THUNDER BAY – The province is spending $450,000 to help Thunder Bay Fire Rescue create a specialized urban search and rescue and upgrade its hazardous materials teams.
Members of the squads can be deployed throughout Ontario, when needed, to provide support in situations where extra technical skill sets are required.
The urban search and rescue team is used during building collapses to help locate, extricate and provide emergency medical treatment when required. HazMat teams respond to chemical, biological, radiological, nuclear and explosive or hazardous material incidents.
MPP Christine Hogarth, parliamentary secretary to Solicitor General Syliva Jones, said when disaster strikes, the public needs to have confidence that help is on the way.
Hogarth, who grew up in Thunder Bay before departing for southern Ontario, said it’s money well spent.
“Our funding will directly support 10 teams in six municipalities across the province – Thunder Bay, North Bay, Ottawa, Peterborough, Toronto and Windsor,” Hogarth said. “Our funding will ensure that these communities, and the communities nearby, can respond quickly when disaster strikes.”

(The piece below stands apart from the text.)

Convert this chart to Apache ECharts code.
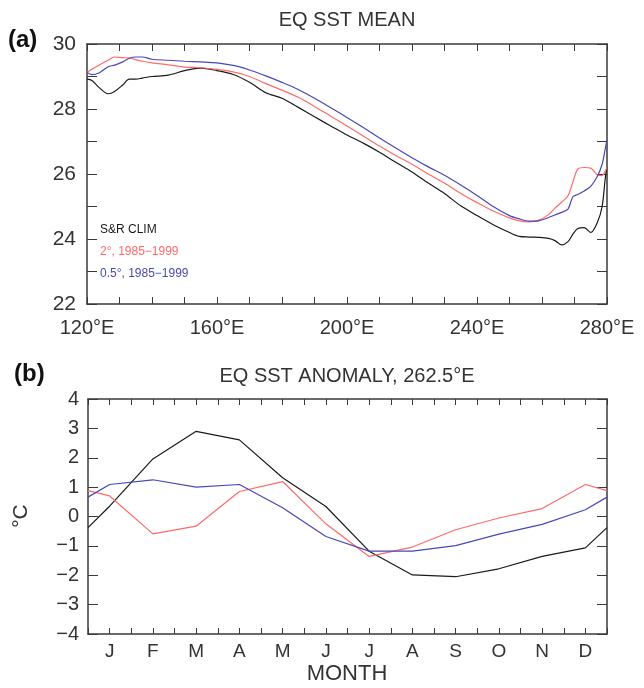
<!DOCTYPE html>
<html>
<head>
<meta charset="utf-8">
<script src="https://cdn.jsdelivr.net/npm/echarts@6/dist/echarts.min.js"></script>
<style>
  html, body { margin: 0; padding: 0; background: #fff; }
  #chart { width: 644px; height: 688px; }
</style>
</head>
<body>
<div id="chart"></div>
<script>
// panel (a): equatorial SST mean along longitude
const lonTop = [120, 121.5, 123.5, 126.5, 128.5, 131, 133, 135, 137, 140, 145, 150, 155, 160, 165, 170, 175,
  180, 185, 190, 195, 200, 205, 210, 215, 220, 225, 230, 235, 240, 245, 250, 253, 256, 259, 262, 264, 266,
  268, 269.5, 271, 273, 275, 277, 278.5, 279.5, 280]
const sstClim = [28.92, 28.88, 28.68, 28.47, 28.54, 28.74, 28.92, 28.92, 28.95, 29.0, 29.04, 29.18, 29.26, 29.18, 29.06, 28.82, 28.5,
  28.33, 28.05, 27.76, 27.48, 27.2, 26.95, 26.67, 26.36, 26.06, 25.72, 25.4, 25.02, 24.72, 24.44, 24.2, 24.08, 24.06, 24.05, 24.02, 23.95, 23.82,
  23.92, 24.15, 24.32, 24.35, 24.2, 24.5, 25.0, 25.9, 26.2]
const sst2deg = [29.12, 29.22, 29.34, 29.5, 29.6, 29.58, 29.57, 29.52, 29.47, 29.42, 29.36, 29.29, 29.27, 29.22, 29.14, 29.0, 28.78,
  28.58, 28.36, 28.08, 27.78, 27.48, 27.17, 26.86, 26.57, 26.3, 26.0, 25.72, 25.4, 25.12, 24.86, 24.65, 24.56, 24.53, 24.58, 24.75, 24.95, 25.13,
  25.33, 25.75, 26.15, 26.2, 26.18, 25.98, 25.95, 26.1, 26.2]
const sst05deg = [29.12, 29.06, 29.1, 29.3, 29.35, 29.45, 29.56, 29.6, 29.6, 29.53, 29.5, 29.47, 29.45, 29.42, 29.34, 29.2, 29.02,
  28.82, 28.6, 28.33, 28.04, 27.74, 27.43, 27.11, 26.8, 26.5, 26.22, 25.96, 25.66, 25.34, 25.0, 24.72, 24.62, 24.55, 24.56, 24.66, 24.74, 24.82,
  24.92, 25.3, 25.37, 25.48, 25.62, 25.92, 26.3, 26.8, 27.05]

// panel (b): monthly anomaly at 262.5E (edge = value where the curve meets the frame)
const months = ['J', 'F', 'M', 'A', 'M', 'J', 'J', 'A', 'S', 'O', 'N', 'D']
const anomClim = [0.35, 1.96, 2.9, 2.61, 1.32, 0.34, -1.18, -1.99, -2.05, -1.78, -1.36, -1.07]
const anom2deg = [0.7, -0.59, -0.33, 0.85, 1.19, -0.25, -1.36, -1.04, -0.45, -0.05, 0.27, 1.09]
const anom05deg = [1.09, 1.25, 1.0, 1.09, 0.3, -0.68, -1.18, -1.18, -0.99, -0.6, -0.27, 0.23]
const anomEdge = [-0.38, 0.88, 0.66]

const legendNames = ['S&R CLIM', '2°, 1985−1999', '0.5°, 1985−1999']
const colors = ['#1a1a1a', '#ff6a6a', '#4848b8']

const font = 'Liberation Sans, Arial, sans-serif'
const axisCol = '#3a3a3a'

const pairs = (xs, ys) => xs.map((x, i) => [x, ys[i]])
const monthly = (ys, edge) => [[0.5, edge]].concat(ys.map((v, i) => [i + 1, v]), [[12.5, edge]])
const minus = (v) => String(v).replace('-', '\u2212')

const chart = echarts.init(document.getElementById('chart'))

const boxAxis = (gridIndex, position, extra) => Object.assign({
  gridIndex,
  position,
  type: 'value',
  axisLine: { show: true, onZero: false, lineStyle: { color: axisCol, width: 1.5 } },
  splitLine: { show: false },
  axisLabel: { show: false },
}, extra)

const option = {
  animation: false,
  textStyle: { fontFamily: font },
  grid: [
    { left: 87, top: 44, right: 37, bottom: 384 },
    { left: 88, top: 399, right: 37, bottom: 54 },
  ],
  xAxis: [
    boxAxis(0, 'bottom', {
      min: 120, max: 280, interval: 40,
      axisTick: { inside: true, length: 7, lineStyle: { color: axisCol } },
      minorTick: { show: true, splitNumber: 4, length: 7, lineStyle: { color: axisCol } },
      axisLabel: { show: true, margin: 14, fontSize: 20, color: '#333', formatter: (v) => v + '°E' },
    }),
    boxAxis(0, 'top', {
      min: 120, max: 280, interval: 40,
      axisTick: { inside: true, length: 7, lineStyle: { color: axisCol } },
      minorTick: { show: true, splitNumber: 4, length: 7, lineStyle: { color: axisCol } },
    }),
    boxAxis(1, 'bottom', {
      min: 0.5, max: 12.5, interval: 0.5,
      axisTick: { inside: true, length: 6, lineStyle: { color: axisCol } },
      axisLabel: {
        show: true, margin: 8, fontSize: 19, color: '#333',
        formatter: (v) => (Number.isInteger(v) ? months[v - 1] : ''),
      },
    }),
    boxAxis(1, 'top', {
      min: 0.5, max: 12.5, interval: 0.5,
      axisTick: { inside: true, length: 6, lineStyle: { color: axisCol } },
    }),
  ],
  yAxis: [
    boxAxis(0, 'left', {
      min: 22, max: 30, interval: 2,
      axisTick: { inside: true, length: 10, lineStyle: { color: axisCol } },
      minorTick: { show: true, splitNumber: 2, length: 10, lineStyle: { color: axisCol } },
      axisLabel: { show: true, margin: 11, fontSize: 21, color: '#333' },
    }),
    boxAxis(0, 'right', {
      min: 22, max: 30, interval: 2,
      axisTick: { inside: true, length: 10, lineStyle: { color: axisCol } },
      minorTick: { show: true, splitNumber: 2, length: 10, lineStyle: { color: axisCol } },
    }),
    boxAxis(1, 'left', {
      min: -4, max: 4, interval: 1,
      axisTick: { inside: true, length: 10, lineStyle: { color: axisCol } },
      axisLabel: { show: true, margin: 9, fontSize: 20, color: '#333', formatter: minus },
    }),
    boxAxis(1, 'right', {
      min: -4, max: 4, interval: 1,
      axisTick: { inside: true, length: 10, lineStyle: { color: axisCol } },
    }),
  ],
  series: [
    { name: legendNames[0], type: 'line', xAxisIndex: 0, yAxisIndex: 0, symbol: 'none', smooth: 0.3, data: pairs(lonTop, sstClim) },
    { name: legendNames[1], type: 'line', xAxisIndex: 0, yAxisIndex: 0, symbol: 'none', smooth: 0.3, data: pairs(lonTop, sst2deg) },
    { name: legendNames[2], type: 'line', xAxisIndex: 0, yAxisIndex: 0, symbol: 'none', smooth: 0.3, data: pairs(lonTop, sst05deg) },
    { name: legendNames[0], type: 'line', xAxisIndex: 2, yAxisIndex: 2, symbol: 'none', data: monthly(anomClim, anomEdge[0]) },
    { name: legendNames[1], type: 'line', xAxisIndex: 2, yAxisIndex: 2, symbol: 'none', data: monthly(anom2deg, anomEdge[1]) },
    { name: legendNames[2], type: 'line', xAxisIndex: 2, yAxisIndex: 2, symbol: 'none', data: monthly(anom05deg, anomEdge[2]) },
  ].map((s, i) => Object.assign(s, { lineStyle: { color: colors[i % 3], width: 1.2 }, itemStyle: { color: colors[i % 3] } })),
  graphic: [
    { type: 'text', x: 347, y: 20, style: { text: 'EQ SST MEAN', font: '20px ' + font, fill: '#333', align: 'center', verticalAlign: 'middle' } },
    { type: 'text', x: 347, y: 376, style: { text: 'EQ SST ANOMALY, 262.5°E', font: '20px ' + font, fill: '#333', align: 'center', verticalAlign: 'middle' } },
    { type: 'text', x: 8, y: 40, style: { text: '(a)', font: 'bold 24px ' + font, fill: '#111', verticalAlign: 'middle' } },
    { type: 'text', x: 14, y: 374, style: { text: '(b)', font: 'bold 24px ' + font, fill: '#111', verticalAlign: 'middle' } },
    { type: 'text', x: 100, y: 230, style: { text: legendNames[0], font: '12px ' + font, fill: colors[0], verticalAlign: 'middle' } },
    { type: 'text', x: 100, y: 252, style: { text: legendNames[1], font: '12px ' + font, fill: colors[1], verticalAlign: 'middle' } },
    { type: 'text', x: 100, y: 274, style: { text: legendNames[2], font: '12px ' + font, fill: colors[2], verticalAlign: 'middle' } },
    { type: 'text', x: 347, y: 674, style: { text: 'MONTH', font: '22px ' + font, fill: '#333', align: 'center', verticalAlign: 'middle' } },
    { type: 'text', x: 21, y: 516, rotation: Math.PI / 2, style: { text: '°C', font: '21px ' + font, fill: '#333', align: 'center', verticalAlign: 'middle' } },
  ],
}

chart.setOption(option)
</script>
</body>
</html>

TBFR Chief John Hay said Thunder Bay is one of three communities that take part in both programs, the others being Ottawa and Toronto.
Given the city’s geography, it makes sense.
It’s win-win for both the city and the province as a whole.
“It puts a lot of well-trained, talented people with training that may not have been available without the program, and it provides some equipment that capital costs were avoided by the funding that’s been provided by the province,” Hay said.
The teams could be called into action at any time and deployed to any corner of Ontario, should the need arise.
Hay said there’s another benefit that caught his attention when TBFR was asked to take part in the urban search and rescue program.
“It actually helps protect firefighters, which is my primary concern. We get better training, better equipment and ... our firefighters are going to be safer during those responses,” he said.
Ontario is spending a total of $2.5 million on the programs province-wide. The teams are operated by their respective municipalities, and supported through an agreement with the Office of the Fire Marshal and Emergency Management.
The money is being spent in part because of recommendations made following a high-profile mall collapse in Elliot Lake.